“Andrei Rublev” and Vocation
Cinema & New Media Arts | On Mar 13, 2013
Daniel Siedell writes about The Passion of Andrei Rublev (1966) at Cultivare:
Tarkovsky narrates Rublev’s spiritual crisis brought on by a call from the Trinity Lavra of St. Sergius outside of Moscow, the spiritual center of the Russian Orthodox Church, to paint an icon of the Trinity. Rublev resists. He believes his crisis of faith, his struggle to reconcile the love of God with the evil and brutality which he has observed in the world and in his heart, disqualifies himself to paint icons, to open heaven through paint.
And so Rublev fasts.
He fasts from speaking. He fasts from community. And he fasts from his vocation.
As he wanders the Russian countryside wrestling with his disbelief and denying his vocation, he comes upon a young boy, Boriska, who is involved in another kind of vocational struggle. His father, a bell maker, has just died, forcing upon him the responsibility to finish the casting of a bell for a village church. The boy, desperate to achieve recognition from the townspeople and the Prince who commissioned the bell, risks his life by claiming to have been given the secret of bell making by his father.
But Boriska has lied. He doesn’t have the secret. His father withheld it from him, or so he believes. Yet Boriska risks his life to cast the bell. (We learn that because of the cost of the project, the Prince will kill Boriska if he fails.)
Rublev watches Boriska, alone, from a distance in silence.
Boriska succeeds. He casts the bell for the village. But he collapses from exhaustion, grief, and anguish. His father has died. He has taken the secrets of bell making to his grave, leaving the young boy alone—a son with no father, a vocation with no knowledge.
Breaking his fast to comfort the suffering boy, Rublev vows to break another fast, “We will go to the Trinity Monastery, and you will make bells and I will paint icons.”
Rublev recovers his vocation and a new insight into his faith by breaking his fast to offer Boriska a word of comfort and a promise.

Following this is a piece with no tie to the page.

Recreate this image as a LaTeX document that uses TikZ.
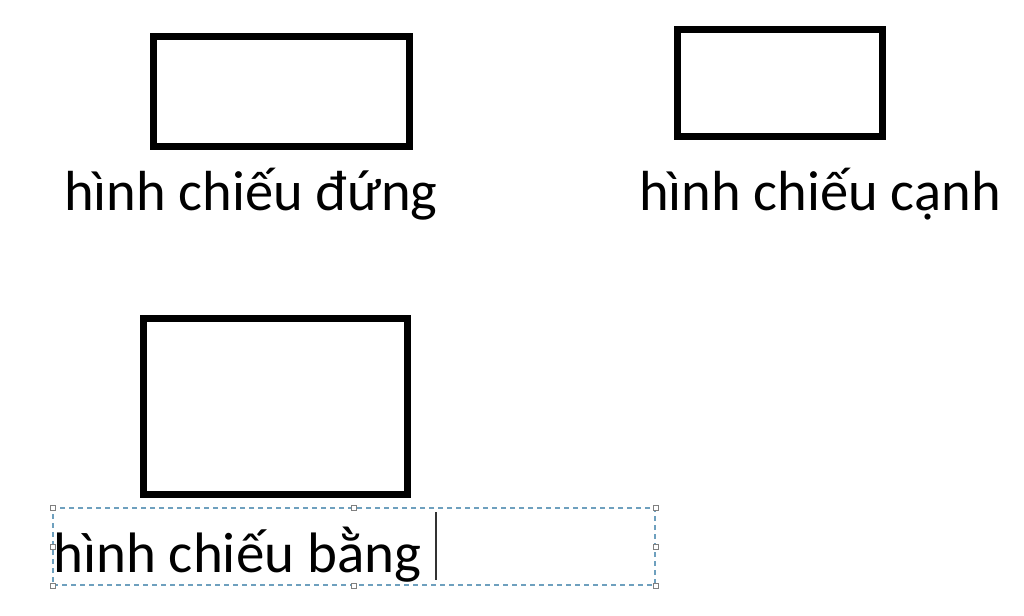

For all of his self-discipline and ascetic rigor, Rublev recovers his vocation through love of his neighbor.
• • •
We are trained in the church to think about the work that we do—our vocation—as a means by which we please, honor, or otherwise show God our gratitude. In short, we are trained to regard our work as a form of justification before God—to make God love us or to keep him loving us. Our work is a matter between God and us—it’s a private “spiritual” affair—a matter of “worship.”
Yet the work that we do is unable to justify us. Because we are justified by faith, apart from works (Rom. 3. 28) God doesn’t need our work. But, as Gustaf Wingren observed in his ground-breaking study, Luther on Vocation (1942), even though God doesn’t need our good works, our neighbor does.
For Luther, the doctrine of justification freed the Christian to work not for God but for his neighbor. It freed the Christian to be content to make a good shoe and sell it at a fair price. Our vocations, the work that we do, whether coaching a football team, shuffling papers, or painting pictures, exists for our neighbor. Vocation is, then, merely the outgrowth of the implications of the doctrine of justification. For justification by faith is the means by which we live in Christ and vocation is the means by which we live for our neighbor.
This is especially difficult for artists to understand. They’ve been trained to think about art as a private, devotional, priestly affair, the result of a special encounter with God. But Rublev’s breakthrough occurs when he discovers his neighbor—not God—in his vocation. Through Boriska—observing and comforting him and promising to care for him as a father—by being Christ to his neighbor, as Luther once said—Rublev receives his vocation anew. He receives it liberated of the burden to justify himself through paint before the face of God.
Sitting in the mud with a broken, grieving orphan, Rublev is truly free.